GIVEN TASK >> Leaving out all pictures, copy exactly the lines from the one containing "Write a Python" down to the one containing "283, 285, 285]", both of them included.

MATERIAL TO PROCESS >>
------------------------------------------------------------------------

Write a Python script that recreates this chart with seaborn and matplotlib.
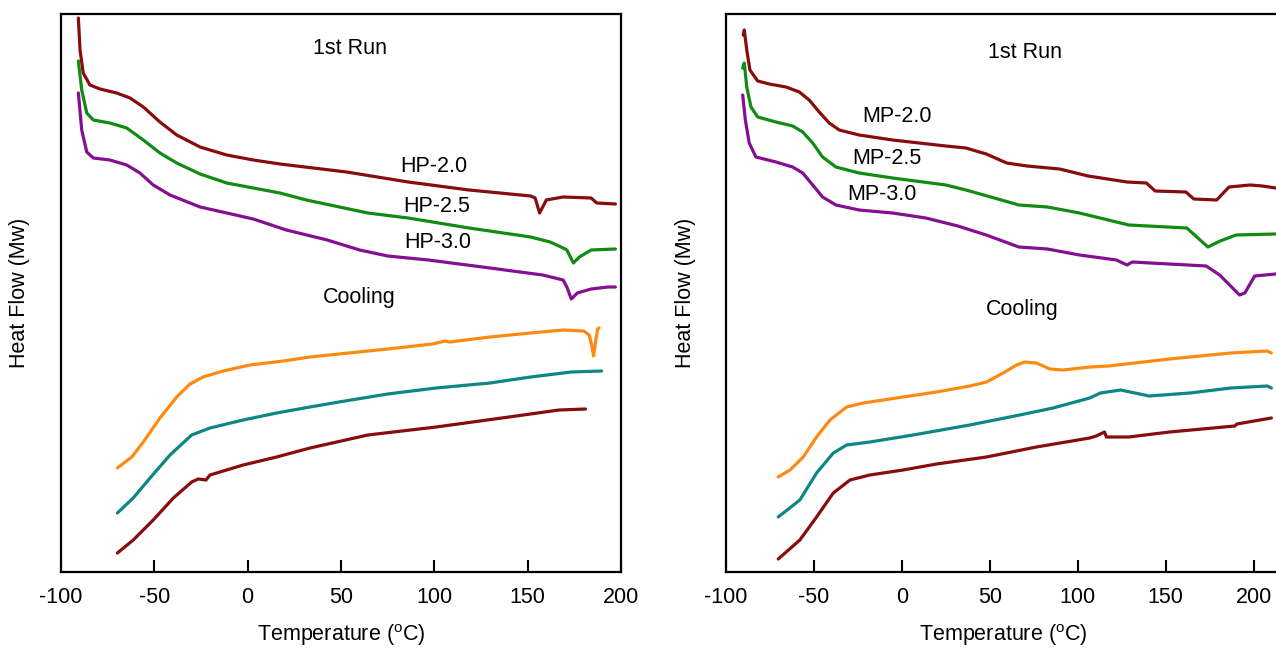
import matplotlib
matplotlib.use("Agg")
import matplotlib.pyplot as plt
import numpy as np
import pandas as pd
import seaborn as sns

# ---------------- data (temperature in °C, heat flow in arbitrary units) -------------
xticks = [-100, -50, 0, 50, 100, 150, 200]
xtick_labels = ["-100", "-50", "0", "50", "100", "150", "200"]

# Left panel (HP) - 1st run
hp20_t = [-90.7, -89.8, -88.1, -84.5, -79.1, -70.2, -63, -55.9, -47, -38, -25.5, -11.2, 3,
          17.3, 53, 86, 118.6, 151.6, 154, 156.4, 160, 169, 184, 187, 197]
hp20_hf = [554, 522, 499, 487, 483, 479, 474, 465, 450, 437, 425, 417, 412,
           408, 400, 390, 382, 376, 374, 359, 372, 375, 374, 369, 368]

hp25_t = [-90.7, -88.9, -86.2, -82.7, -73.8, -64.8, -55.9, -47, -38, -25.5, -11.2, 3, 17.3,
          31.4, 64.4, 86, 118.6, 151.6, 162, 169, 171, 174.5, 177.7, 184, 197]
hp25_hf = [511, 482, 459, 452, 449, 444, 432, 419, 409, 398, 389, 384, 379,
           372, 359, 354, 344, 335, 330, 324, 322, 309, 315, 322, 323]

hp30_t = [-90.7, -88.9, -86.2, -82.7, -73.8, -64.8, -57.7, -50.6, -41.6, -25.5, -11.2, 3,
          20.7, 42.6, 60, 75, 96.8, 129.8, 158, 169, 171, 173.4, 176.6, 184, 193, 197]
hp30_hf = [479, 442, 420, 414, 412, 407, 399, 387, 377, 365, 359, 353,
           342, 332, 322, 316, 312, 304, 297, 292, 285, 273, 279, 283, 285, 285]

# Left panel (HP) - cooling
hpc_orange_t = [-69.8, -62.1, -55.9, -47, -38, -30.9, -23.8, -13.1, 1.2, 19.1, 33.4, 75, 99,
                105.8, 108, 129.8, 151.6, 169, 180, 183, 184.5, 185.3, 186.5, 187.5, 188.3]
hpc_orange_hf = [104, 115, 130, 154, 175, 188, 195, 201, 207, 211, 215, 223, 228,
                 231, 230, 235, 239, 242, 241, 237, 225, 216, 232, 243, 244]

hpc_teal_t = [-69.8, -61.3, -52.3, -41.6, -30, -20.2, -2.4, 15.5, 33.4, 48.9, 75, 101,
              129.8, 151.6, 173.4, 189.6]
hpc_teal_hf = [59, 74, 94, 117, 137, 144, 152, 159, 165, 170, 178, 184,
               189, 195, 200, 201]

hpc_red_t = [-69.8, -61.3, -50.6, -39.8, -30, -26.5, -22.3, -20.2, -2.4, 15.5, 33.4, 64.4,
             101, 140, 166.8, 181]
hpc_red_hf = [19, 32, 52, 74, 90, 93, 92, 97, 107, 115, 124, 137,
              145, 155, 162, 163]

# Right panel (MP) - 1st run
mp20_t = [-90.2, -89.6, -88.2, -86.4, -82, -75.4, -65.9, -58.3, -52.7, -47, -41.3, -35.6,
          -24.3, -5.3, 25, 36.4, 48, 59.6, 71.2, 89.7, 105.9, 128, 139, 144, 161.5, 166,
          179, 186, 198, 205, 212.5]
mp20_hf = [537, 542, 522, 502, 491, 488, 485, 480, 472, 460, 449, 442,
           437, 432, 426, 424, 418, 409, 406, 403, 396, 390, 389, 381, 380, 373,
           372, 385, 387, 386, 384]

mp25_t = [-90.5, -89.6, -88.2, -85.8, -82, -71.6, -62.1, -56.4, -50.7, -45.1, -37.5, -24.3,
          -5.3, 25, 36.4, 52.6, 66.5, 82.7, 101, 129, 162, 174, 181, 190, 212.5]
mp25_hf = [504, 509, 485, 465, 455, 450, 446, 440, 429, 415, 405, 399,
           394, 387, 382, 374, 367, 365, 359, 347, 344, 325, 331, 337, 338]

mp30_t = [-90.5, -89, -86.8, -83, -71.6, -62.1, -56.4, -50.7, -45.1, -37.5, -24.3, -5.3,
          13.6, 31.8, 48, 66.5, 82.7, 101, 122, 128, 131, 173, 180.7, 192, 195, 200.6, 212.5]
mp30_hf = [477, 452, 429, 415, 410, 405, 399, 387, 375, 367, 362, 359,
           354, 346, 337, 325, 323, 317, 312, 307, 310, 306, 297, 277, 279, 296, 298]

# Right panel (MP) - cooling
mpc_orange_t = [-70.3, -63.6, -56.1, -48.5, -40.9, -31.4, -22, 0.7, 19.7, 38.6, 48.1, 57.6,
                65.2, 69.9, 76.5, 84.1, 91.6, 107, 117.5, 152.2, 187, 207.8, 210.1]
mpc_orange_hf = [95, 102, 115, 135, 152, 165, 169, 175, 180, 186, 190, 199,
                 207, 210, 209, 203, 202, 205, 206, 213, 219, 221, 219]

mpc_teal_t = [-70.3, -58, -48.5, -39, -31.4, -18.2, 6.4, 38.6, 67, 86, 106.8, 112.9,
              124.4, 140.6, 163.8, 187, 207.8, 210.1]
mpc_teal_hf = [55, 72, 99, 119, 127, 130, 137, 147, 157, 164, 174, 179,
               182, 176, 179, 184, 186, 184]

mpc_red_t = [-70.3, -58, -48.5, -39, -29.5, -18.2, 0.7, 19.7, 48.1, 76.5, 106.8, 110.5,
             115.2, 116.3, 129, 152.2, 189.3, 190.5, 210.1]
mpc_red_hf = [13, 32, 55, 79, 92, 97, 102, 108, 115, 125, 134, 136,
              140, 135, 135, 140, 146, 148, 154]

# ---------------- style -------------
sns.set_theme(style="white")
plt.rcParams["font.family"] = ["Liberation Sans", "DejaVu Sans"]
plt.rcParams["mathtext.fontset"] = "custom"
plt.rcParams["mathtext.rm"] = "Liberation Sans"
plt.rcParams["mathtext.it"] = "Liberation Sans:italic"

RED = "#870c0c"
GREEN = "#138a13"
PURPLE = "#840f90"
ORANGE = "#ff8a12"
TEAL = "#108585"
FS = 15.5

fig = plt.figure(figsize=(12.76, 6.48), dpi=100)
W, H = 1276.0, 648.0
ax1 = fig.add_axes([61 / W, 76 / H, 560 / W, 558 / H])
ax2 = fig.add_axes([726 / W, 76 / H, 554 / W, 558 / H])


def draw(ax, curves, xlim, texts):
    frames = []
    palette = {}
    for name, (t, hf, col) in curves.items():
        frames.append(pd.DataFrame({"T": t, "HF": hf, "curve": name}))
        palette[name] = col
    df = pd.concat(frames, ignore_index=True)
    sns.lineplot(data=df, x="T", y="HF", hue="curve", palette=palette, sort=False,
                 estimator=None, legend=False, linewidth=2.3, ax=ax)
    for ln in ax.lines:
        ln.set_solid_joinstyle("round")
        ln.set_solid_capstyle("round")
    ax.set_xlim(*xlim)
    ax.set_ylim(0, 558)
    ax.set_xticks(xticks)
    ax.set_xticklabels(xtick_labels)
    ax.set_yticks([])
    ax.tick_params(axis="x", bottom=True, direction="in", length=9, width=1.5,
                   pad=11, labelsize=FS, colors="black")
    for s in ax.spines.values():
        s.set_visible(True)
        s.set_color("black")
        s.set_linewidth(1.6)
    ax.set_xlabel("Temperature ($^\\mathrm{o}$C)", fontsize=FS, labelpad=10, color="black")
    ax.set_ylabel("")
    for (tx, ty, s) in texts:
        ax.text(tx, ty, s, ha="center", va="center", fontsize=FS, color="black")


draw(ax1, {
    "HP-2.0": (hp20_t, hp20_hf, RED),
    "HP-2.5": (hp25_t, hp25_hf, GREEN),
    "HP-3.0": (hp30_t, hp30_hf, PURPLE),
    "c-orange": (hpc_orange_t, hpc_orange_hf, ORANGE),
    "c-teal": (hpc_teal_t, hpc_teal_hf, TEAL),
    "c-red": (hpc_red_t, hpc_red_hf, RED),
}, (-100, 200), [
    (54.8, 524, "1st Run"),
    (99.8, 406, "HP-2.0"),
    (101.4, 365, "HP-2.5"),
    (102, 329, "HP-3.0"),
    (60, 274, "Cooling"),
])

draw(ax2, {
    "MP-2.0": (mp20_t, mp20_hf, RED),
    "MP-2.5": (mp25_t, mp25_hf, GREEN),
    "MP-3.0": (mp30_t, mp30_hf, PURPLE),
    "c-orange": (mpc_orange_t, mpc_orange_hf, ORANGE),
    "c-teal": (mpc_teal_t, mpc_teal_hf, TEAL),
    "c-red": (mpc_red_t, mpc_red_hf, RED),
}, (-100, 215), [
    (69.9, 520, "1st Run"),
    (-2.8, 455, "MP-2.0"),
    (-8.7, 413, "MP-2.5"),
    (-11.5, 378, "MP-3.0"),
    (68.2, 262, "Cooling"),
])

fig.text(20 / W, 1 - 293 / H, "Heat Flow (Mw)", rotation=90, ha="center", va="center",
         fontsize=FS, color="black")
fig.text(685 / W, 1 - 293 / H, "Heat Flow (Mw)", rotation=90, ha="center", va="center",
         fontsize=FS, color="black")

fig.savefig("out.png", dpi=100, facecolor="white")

------------------------------------------------------------------------

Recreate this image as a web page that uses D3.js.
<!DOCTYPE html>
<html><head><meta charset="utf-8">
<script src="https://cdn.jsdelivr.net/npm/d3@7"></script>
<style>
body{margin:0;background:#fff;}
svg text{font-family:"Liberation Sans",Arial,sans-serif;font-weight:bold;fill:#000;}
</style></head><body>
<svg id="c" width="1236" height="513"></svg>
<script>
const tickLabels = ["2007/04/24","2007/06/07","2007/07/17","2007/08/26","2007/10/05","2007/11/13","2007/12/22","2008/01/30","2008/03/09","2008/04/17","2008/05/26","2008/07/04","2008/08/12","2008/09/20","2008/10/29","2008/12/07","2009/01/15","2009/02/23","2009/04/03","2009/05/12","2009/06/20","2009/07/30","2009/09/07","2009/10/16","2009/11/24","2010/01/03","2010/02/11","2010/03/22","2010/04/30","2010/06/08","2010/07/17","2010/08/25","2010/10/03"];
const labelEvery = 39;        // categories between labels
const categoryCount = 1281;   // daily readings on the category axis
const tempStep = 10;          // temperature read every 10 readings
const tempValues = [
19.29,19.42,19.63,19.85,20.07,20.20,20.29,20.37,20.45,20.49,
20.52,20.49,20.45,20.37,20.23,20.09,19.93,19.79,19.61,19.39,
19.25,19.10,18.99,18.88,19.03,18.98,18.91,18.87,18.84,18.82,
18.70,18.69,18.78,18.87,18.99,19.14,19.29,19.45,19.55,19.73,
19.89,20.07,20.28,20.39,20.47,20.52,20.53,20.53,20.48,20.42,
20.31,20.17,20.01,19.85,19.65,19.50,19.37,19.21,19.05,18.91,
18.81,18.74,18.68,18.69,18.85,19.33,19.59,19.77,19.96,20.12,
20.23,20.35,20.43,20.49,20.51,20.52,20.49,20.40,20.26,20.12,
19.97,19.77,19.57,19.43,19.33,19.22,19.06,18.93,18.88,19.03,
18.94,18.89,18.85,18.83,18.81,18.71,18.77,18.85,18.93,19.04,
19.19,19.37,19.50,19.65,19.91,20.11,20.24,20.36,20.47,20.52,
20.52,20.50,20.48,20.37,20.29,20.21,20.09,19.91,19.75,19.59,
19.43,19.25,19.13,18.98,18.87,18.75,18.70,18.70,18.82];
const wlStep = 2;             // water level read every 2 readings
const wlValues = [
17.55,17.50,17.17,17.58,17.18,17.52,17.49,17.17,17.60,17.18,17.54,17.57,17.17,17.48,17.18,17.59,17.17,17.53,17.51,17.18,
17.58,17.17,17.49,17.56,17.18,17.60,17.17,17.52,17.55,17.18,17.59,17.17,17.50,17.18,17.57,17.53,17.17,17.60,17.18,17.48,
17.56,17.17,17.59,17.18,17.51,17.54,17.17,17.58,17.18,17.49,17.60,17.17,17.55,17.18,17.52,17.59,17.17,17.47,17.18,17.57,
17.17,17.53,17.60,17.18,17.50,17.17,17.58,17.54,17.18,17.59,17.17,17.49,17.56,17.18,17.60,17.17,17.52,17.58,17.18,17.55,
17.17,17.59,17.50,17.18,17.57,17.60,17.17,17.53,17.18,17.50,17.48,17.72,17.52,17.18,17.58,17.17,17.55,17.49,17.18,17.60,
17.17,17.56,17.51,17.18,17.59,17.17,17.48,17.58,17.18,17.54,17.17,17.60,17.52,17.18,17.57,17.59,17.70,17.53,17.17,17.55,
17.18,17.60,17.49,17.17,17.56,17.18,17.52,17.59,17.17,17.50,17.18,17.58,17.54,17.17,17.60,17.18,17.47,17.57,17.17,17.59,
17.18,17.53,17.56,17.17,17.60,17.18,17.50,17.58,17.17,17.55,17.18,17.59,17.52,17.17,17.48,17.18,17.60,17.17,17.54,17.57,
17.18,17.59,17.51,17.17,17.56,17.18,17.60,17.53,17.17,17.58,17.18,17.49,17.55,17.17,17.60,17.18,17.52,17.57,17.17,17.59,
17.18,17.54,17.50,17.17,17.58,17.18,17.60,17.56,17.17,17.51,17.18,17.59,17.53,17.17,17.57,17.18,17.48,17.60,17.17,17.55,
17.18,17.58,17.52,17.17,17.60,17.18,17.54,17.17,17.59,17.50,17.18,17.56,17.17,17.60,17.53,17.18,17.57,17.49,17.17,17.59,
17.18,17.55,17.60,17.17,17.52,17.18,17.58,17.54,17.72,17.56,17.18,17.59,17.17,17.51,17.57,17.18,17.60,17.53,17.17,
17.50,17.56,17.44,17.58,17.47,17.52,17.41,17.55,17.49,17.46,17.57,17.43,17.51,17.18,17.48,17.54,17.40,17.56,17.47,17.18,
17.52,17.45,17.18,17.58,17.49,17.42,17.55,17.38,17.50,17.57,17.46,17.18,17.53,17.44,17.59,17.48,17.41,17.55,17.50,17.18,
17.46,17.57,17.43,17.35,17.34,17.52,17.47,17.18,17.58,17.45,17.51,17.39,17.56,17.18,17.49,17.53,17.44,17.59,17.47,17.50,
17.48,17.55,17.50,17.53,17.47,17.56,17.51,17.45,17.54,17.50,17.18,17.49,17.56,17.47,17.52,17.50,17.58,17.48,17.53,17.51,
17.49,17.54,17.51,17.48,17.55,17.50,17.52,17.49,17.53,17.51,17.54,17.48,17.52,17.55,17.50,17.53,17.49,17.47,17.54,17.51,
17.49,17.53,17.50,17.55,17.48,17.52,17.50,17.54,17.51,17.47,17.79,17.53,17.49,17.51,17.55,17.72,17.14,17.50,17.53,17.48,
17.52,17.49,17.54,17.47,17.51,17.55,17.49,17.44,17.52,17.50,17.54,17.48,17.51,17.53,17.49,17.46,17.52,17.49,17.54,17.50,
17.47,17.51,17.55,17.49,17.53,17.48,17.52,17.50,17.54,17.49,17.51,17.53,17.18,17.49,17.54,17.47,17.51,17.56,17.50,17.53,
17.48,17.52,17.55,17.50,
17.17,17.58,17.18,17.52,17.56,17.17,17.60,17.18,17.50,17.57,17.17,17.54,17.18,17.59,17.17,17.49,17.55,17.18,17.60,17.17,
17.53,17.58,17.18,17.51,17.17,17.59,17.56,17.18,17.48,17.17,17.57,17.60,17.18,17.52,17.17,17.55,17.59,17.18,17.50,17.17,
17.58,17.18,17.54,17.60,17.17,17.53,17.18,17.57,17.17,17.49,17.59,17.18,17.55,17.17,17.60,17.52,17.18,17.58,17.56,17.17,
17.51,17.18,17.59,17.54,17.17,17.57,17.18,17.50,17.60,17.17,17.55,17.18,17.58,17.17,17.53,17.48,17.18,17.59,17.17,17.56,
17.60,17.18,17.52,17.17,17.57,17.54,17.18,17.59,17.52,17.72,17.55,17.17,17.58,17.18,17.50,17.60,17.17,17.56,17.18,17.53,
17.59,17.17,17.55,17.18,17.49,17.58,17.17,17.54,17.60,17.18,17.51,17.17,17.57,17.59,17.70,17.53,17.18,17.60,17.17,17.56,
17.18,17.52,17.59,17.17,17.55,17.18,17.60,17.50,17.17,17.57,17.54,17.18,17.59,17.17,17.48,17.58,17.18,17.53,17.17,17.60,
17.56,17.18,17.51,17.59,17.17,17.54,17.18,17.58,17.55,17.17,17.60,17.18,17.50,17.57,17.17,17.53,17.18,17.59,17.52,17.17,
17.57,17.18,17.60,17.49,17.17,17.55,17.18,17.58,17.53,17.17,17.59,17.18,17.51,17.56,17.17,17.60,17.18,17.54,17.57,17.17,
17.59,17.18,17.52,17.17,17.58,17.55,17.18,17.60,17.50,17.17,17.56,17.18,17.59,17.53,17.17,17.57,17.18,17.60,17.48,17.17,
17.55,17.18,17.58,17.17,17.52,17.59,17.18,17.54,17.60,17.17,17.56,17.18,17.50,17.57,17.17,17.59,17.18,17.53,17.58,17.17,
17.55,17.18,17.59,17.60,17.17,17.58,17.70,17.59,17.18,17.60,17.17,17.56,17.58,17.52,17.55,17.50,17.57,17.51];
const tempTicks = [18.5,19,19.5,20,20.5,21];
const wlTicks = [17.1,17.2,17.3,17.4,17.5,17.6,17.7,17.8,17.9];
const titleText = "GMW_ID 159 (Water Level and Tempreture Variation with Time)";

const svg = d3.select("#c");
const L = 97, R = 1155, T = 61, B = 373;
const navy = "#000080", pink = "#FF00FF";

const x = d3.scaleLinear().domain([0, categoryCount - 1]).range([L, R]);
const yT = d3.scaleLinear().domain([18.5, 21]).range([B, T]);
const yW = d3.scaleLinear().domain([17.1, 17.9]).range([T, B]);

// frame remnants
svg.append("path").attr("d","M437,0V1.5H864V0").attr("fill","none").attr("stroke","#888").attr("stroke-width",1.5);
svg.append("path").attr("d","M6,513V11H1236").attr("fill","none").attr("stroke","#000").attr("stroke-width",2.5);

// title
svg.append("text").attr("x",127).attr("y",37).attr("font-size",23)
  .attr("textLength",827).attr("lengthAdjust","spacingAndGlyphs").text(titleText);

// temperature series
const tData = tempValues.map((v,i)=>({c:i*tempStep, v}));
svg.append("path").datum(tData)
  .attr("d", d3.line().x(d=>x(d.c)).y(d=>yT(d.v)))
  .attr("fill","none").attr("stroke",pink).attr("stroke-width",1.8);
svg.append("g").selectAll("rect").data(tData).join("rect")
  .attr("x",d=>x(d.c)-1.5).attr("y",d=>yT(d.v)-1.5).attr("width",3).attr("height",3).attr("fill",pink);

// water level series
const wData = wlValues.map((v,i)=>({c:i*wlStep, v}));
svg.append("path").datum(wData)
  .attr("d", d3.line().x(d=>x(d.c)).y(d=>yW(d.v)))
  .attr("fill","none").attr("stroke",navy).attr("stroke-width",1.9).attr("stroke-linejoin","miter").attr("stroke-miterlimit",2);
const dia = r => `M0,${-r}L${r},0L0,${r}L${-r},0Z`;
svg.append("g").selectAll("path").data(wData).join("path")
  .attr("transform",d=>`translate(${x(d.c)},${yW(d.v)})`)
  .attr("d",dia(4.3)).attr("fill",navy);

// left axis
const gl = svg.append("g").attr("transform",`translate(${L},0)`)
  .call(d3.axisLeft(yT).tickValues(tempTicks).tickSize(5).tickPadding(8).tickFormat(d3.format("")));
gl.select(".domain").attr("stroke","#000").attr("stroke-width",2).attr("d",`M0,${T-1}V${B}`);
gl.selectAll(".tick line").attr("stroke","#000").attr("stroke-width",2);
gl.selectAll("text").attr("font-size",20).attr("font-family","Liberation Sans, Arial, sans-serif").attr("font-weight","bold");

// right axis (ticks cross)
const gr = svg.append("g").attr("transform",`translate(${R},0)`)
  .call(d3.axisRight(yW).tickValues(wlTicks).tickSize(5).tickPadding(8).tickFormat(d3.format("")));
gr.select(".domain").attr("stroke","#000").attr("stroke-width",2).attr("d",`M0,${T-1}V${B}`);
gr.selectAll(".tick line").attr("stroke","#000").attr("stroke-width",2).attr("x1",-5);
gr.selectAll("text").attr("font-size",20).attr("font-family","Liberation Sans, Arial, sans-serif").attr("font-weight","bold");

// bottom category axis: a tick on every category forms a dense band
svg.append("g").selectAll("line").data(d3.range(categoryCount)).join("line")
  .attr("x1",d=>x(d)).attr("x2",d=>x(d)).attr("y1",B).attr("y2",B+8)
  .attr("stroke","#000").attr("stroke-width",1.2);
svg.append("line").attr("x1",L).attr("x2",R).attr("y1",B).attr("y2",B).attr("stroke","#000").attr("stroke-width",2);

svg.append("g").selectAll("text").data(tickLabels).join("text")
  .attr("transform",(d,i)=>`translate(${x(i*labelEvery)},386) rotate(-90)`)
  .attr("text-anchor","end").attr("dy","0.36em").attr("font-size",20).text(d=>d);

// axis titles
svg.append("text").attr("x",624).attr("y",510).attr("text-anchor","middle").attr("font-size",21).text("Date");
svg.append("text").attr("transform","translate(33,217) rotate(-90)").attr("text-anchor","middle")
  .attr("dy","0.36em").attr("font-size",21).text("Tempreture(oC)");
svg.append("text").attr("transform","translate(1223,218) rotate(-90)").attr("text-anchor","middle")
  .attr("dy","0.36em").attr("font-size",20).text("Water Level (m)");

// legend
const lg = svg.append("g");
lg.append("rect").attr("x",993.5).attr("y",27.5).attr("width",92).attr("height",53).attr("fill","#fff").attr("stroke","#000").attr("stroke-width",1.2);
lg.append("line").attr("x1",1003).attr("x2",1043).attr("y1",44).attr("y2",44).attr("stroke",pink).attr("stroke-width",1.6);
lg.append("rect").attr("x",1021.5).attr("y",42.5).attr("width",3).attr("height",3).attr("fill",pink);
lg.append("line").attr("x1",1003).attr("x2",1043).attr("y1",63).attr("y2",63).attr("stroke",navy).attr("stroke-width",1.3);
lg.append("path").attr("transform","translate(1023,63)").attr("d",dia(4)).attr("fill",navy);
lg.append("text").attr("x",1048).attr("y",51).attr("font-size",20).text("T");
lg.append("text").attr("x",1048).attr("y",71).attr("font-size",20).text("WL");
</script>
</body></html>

------------------------------------------------------------------------

EXERCISE ANSWER >>
Write a Python script that recreates this chart with seaborn and matplotlib.
import matplotlib
matplotlib.use("Agg")
import matplotlib.pyplot as plt
import numpy as np
import pandas as pd
import seaborn as sns

# ---------------- data (temperature in °C, heat flow in arbitrary units) -------------
xticks = [-100, -50, 0, 50, 100, 150, 200]
xtick_labels = ["-100", "-50", "0", "50", "100", "150", "200"]

# Left panel (HP) - 1st run
hp20_t = [-90.7, -89.8, -88.1, -84.5, -79.1, -70.2, -63, -55.9, -47, -38, -25.5, -11.2, 3,
          17.3, 53, 86, 118.6, 151.6, 154, 156.4, 160, 169, 184, 187, 197]
hp20_hf = [554, 522, 499, 487, 483, 479, 474, 465, 450, 437, 425, 417, 412,
           408, 400, 390, 382, 376, 374, 359, 372, 375, 374, 369, 368]

hp25_t = [-90.7, -88.9, -86.2, -82.7, -73.8, -64.8, -55.9, -47, -38, -25.5, -11.2, 3, 17.3,
          31.4, 64.4, 86, 118.6, 151.6, 162, 169, 171, 174.5, 177.7, 184, 197]
hp25_hf = [511, 482, 459, 452, 449, 444, 432, 419, 409, 398, 389, 384, 379,
           372, 359, 354, 344, 335, 330, 324, 322, 309, 315, 322, 323]

hp30_t = [-90.7, -88.9, -86.2, -82.7, -73.8, -64.8, -57.7, -50.6, -41.6, -25.5, -11.2, 3,
          20.7, 42.6, 60, 75, 96.8, 129.8, 158, 169, 171, 173.4, 176.6, 184, 193, 197]
hp30_hf = [479, 442, 420, 414, 412, 407, 399, 387, 377, 365, 359, 353,
           342, 332, 322, 316, 312, 304, 297, 292, 285, 273, 279, 283, 285, 285]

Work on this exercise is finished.